Package python to remove common ugliness from a csv-like file
Project description
✂️ CSV Trimming
Package python to remove common ugliness from real-world csv-like file.
When working with lots of CSVs from different companies or even worse
This package is to fix that kind of issues.
How do I install this package?
As usual, just download it using pip:
pip install csv_trimming
How do I use this package?
The package is very simple to use, just load your CSV and pass it to the trimmer.
from csv_trimming import CSVTrimmer
# Load your csv
csv = pd.read_csv("path/to/csv.csv")
# Instantiate the trimmer
trimmer = CSVTrimmer()
# And trim it
trimmed_csv = trimmer.trim(csv)
# That's it!
For instance, your input CSV to clean up may look like this at the beginning:
0 | 1 | 2 | 3 | 4 | |
---|---|---|---|---|---|
0 | #RIF! | #RIF! | ......... | /// | ----- |
1 | ('surname',)('-',)(0,) | region | (""('surname',)('-',)(0,"),)(' ',)(1,) | province | surname |
2 | ------ | #RIF! | #RIF! | ||
3 | #RIF! | Calabria | ------- | Catanzaro | Rossi |
4 | 0 | Sicilia | _____ | Ragusa | Pinna |
5 | "" | Lombardia | ------ | Varese | Sbrana |
6 | 0 | Lazio | __ | Roma | Mair |
7 | _ | Sicilia | #RIF! | Messina | Ferrari |
8 | ----- | .. | "" | 0 | --------- |
And after the trimming, it will look like this:
region | province | surname | |
---|---|---|---|
0 | Calabria | Catanzaro | Rossi |
1 | Sicilia | Ragusa | Pinna |
2 | Lombardia | Varese | Sbrana |
3 | Lazio | Roma | Mair |
4 | Sicilia | Messina | Ferrari |
Magic!
Advanced trimming with row correlation
Sometimes, the CSVs you are working with may have a row correlation, meaning part of a given row is inserted in the next row.
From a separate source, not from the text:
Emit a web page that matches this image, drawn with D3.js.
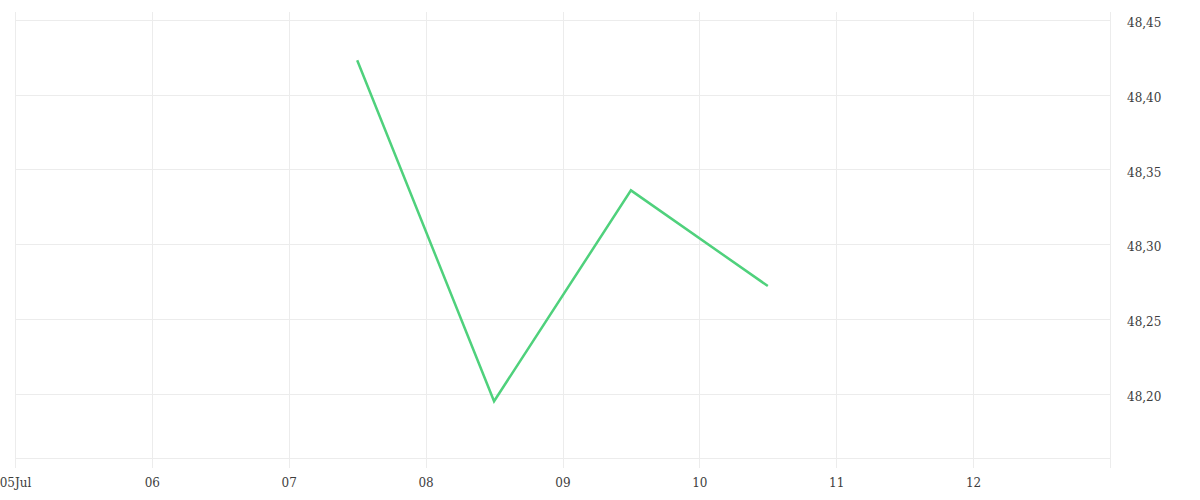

Such cases are common when the data-entry clerk wants to make the whole table fit in their screen, and in order to do so, they split the row in two. While this is clearly an extremely bad practice, it happens in the real world and the CSV Trimmer can handle it with a little help.
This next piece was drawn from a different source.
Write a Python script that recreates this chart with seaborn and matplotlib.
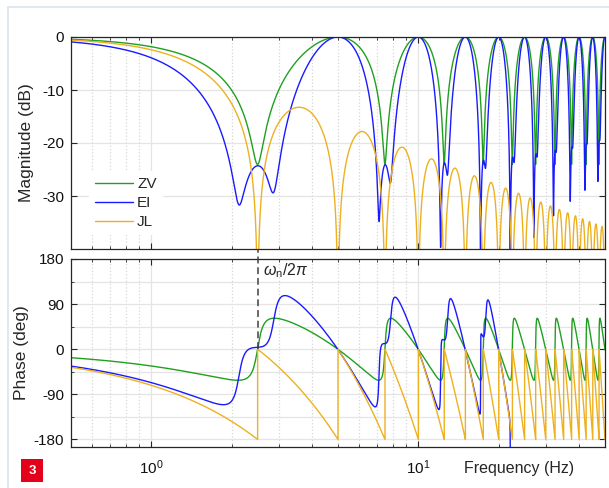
import numpy as np
import pandas as pd
import matplotlib
matplotlib.use("Agg")
import matplotlib.pyplot as plt
from matplotlib.lines import Line2D
from matplotlib.patches import Rectangle
from matplotlib.ticker import FixedLocator, NullFormatter, LogLocator, NullLocator
import seaborn as sns

# ---- Shaper definitions (mode at 2.5 Hz, damping ratio 0.04) ----
shaper_names = ["ZV", "EI", "JL"]
shaper_colors = ["#1fa01f", "#1a1aff", "#edb120"]

# impulse amplitudes and times (s)
zv_amplitudes = [0.531399, 0.468601]
zv_times = [0.0, 0.200160]

ei_amplitudes = [0.297677, 0.469595, 0.232728]
ei_times = [0.0, 0.200710, 0.400320]

# uniform (moving-average) filter length, s
jl_window = 0.4

natural_freq = 2.5  # Hz

# ---- Axis settings ----
freq_limits = (0.5, 50)
mag_limits = (-40, 0)
phase_limits = (-195, 180)
mag_ticks = [-30, -20, -10, 0]
phase_ticks = [-180, -90, 0, 90, 180]
phase_minor_ticks = [-135, -45, 45, 135]

# ---- Frequency responses ----
freq = np.logspace(np.log10(freq_limits[0]), np.log10(freq_limits[1]), 60000)
omega = 2 * np.pi * freq


def impulse_response(amps, times):
    return sum(a * np.exp(-1j * omega * t) for a, t in zip(amps, times))


h_zv = impulse_response(zv_amplitudes, zv_times)
h_ei = impulse_response(ei_amplitudes, ei_times)
h_jl = np.sinc(freq * jl_window) * np.exp(-1j * np.pi * freq * jl_window)


def to_db(h):
    return 20 * np.log10(np.maximum(np.abs(h), 1e-12))


responses = {
    "ZV": (to_db(h_zv), np.degrees(np.angle(h_zv))),
    "EI": (to_db(h_ei), np.degrees(np.unwrap(np.angle(h_ei)))),
    "JL": (to_db(h_jl), np.degrees(np.angle(h_jl))),
}

df = pd.concat(
    [pd.DataFrame({"Frequency": freq, "Magnitude": m, "Phase": p, "Shaper": name})
     for name, (m, p) in responses.items()],
    ignore_index=True,
)

# ---- Style ----
sns.set_style("ticks")
plt.rcParams["font.family"] = ["Liberation Sans", "DejaVu Sans"]
plt.rcParams["axes.unicode_minus"] = False
plt.rcParams["mathtext.fontset"] = "custom"
plt.rcParams["mathtext.rm"] = "Liberation Sans"
plt.rcParams["mathtext.it"] = "Liberation Sans:italic"
plt.rcParams["mathtext.bf"] = "Liberation Sans:bold"

W, H = 609, 488
fig = plt.figure(figsize=(W / 100, H / 100), dpi=100)
fig.patch.set_facecolor("white")

left, right = 71, 605
ax1 = fig.add_axes([left / W, 1 - 249 / H, (right - left) / W, (249 - 37) / H])
ax2 = fig.add_axes([left / W, 1 - 447 / H, (right - left) / W, (447 - 259) / H])

palette = dict(zip(shaper_names, shaper_colors))
line_kw = dict(hue="Shaper", hue_order=shaper_names, palette=palette,
               estimator=None, sort=False, linewidth=1.0)

sns.lineplot(data=df, x="Frequency", y="Magnitude", ax=ax1, **line_kw)
sns.lineplot(data=df, x="Frequency", y="Phase", ax=ax2, legend=False, **line_kw)

axis_color = "#262626"
for ax in (ax1, ax2):
    ax.set_xscale("log")
    ax.set_xlim(*freq_limits)
    ax.xaxis.set_major_locator(LogLocator(base=10, numticks=10))
    ax.xaxis.set_minor_locator(LogLocator(base=10, subs=np.arange(2, 10), numticks=10))
    ax.xaxis.set_minor_formatter(NullFormatter())
    ax.grid(True, which="major", color="#e4e4e4", linewidth=0.9, linestyle="-")
    ax.grid(True, which="minor", axis="x", color="#d6d6d6", linewidth=0.9, linestyle=":")
    ax.set_axisbelow(True)
    for s in ax.spines.values():
        s.set_color(axis_color)
        s.set_linewidth(0.9)
    ax.tick_params(which="both", direction="in", top=True, right=True,
                   color=axis_color, labelcolor="#111111", labelsize=11)
    ax.tick_params(which="major", length=4.5, width=0.8, pad=5)
    ax.tick_params(which="minor", length=2.5, width=0.6)

# Magnitude axes
ax1.set_ylim(*mag_limits)
ax1.yaxis.set_major_locator(FixedLocator(mag_ticks))
ax1.yaxis.set_minor_locator(NullLocator())
ax1.set_yticklabels([str(t) for t in mag_ticks])
ax1.tick_params(axis="x", labelbottom=False)
ax1.set_xlabel("")
ax1.set_ylabel("Magnitude (dB)", fontsize=12.5)
ax1.yaxis.label.set_va("center")
ax1.yaxis.set_label_coords((27 - left) / (right - left), 0.5)

handles, labels = ax1.get_legend_handles_labels()
leg = ax1.legend(handles, labels, loc="upper left",
                 bbox_to_anchor=((89 - left) / (right - left), 1 - (171 - 37) / 212),
                 borderaxespad=0, frameon=True, facecolor="white", edgecolor="none",
                 framealpha=1, fancybox=False, fontsize=11, handlelength=2.5,
                 handletextpad=0.25, labelspacing=0.33, borderpad=0.4)

# Phase axes
ax2.set_ylim(*phase_limits)
ax2.yaxis.set_major_locator(FixedLocator(phase_ticks))
ax2.yaxis.set_minor_locator(FixedLocator(phase_minor_ticks))
ax2.set_yticklabels([str(t) for t in phase_ticks])
ax2.grid(True, which="minor", axis="y", color="#e4e4e4", linewidth=0.9, linestyle="-")
ax2.tick_params(axis="x", which="major", pad=8)
ax2.set_ylabel("Phase (deg)", fontsize=12.5)
ax2.yaxis.label.set_va("center")
ax2.yaxis.set_label_coords((22 - left) / (right - left), 0.5)
ax2.set_xlabel("Frequency (Hz)", fontsize=11.5)
ax2.xaxis.label.set_va("center")
ax2.xaxis.set_label_coords((519 - left) / (right - left), -(468 - 447) / (447 - 259))

# Natural frequency marker
ax2.plot([natural_freq, natural_freq], [0, 200], color="#404040", linewidth=1.1,
         dashes=(4.5, 2.5), clip_on=False, zorder=5)
ax2.annotate(r"$\omega_\mathrm{n}/2\pi$", xy=(natural_freq, 180), xycoords="data",
             xytext=(4, -2), textcoords="offset points", ha="left", va="top",
             fontsize=11.5, color="#262626")

# Page frame and figure number badge
fig.add_artist(Line2D([7.5 / W, 7.5 / W], [0, 1 - 7 / H], transform=fig.transFigure,
                      color="#dbe4f0", linewidth=1.2))
fig.add_artist(Line2D([7.5 / W, 1], [1 - 7 / H, 1 - 7 / H], transform=fig.transFigure,
                      color="#dbe4f0", linewidth=1.2))
fig.add_artist(Rectangle((21 / W, 1 - 482 / H), 22 / W, 23 / H, transform=fig.transFigure,
                         facecolor="#e2001a", edgecolor="none"))
fig.text(32 / W, 1 - 470.5 / H, "3", color="white", fontsize=9.5, fontweight="bold",
         ha="center", va="center")

fig.savefig("out.png", dpi=100, facecolor="white")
You just need to provide a function that defines which rows are correlated, and the CSV Trimmer will take care of the rest. While in this example we are using a rather simple function and a relatively clean CSV, the package can handle more complex cases.
def simple_correlation_callback(
current_row: pd.Series, next_row: pd.Series
) -> Tuple[bool, pd.Series]:
"""Return the correlation between two rows."""
# All of the rows that have a subsequent correlated row are
# non-empty, and the subsequent correlated rows are always
# with the first cell empty.
if pd.isna(next_row.iloc[0]) and all(pd.notna(current_row)):
return True, pd.concat(
[
current_row,
pd.Series({"surname": next_row.iloc[-1]}),
]
)
return False, current_row
trimmer = CSVTrimmer(simple_correlation_callback)
result = trimmer.trim(csv)
In this case, our CSV looked like this at the beginning:
region | province | |
---|---|---|
0 | Campania | Caserta |
1 | Ferrero | |
2 | Liguria | Imperia |
3 | Conti | |
4 | Puglia | Bari |
5 | Fabris | |
6 | Sardegna | Medio Campidano |
7 | Conti | |
8 | Lazio | Roma |
9 | Fabbri |
And after the trimming, it will look like this:
region | province | surname | |
---|---|---|---|
0 | Campania | Caserta | Ferrero |
1 | Liguria | Imperia | Conti |
2 | Puglia | Bari | Fabris |
3 | Sardegna | Medio Campidano | Conti |
4 | Lazio | Roma | Fabbri |
More examples
Here follow some examples of the package in action.
Case with duplicated schemas
Sometimes, when chaining multiple CSVs in a poor manner, you may end up with duplicated schemas. The CSV Trimmer detects rows that match the detected header, and it can (optionally) remove them.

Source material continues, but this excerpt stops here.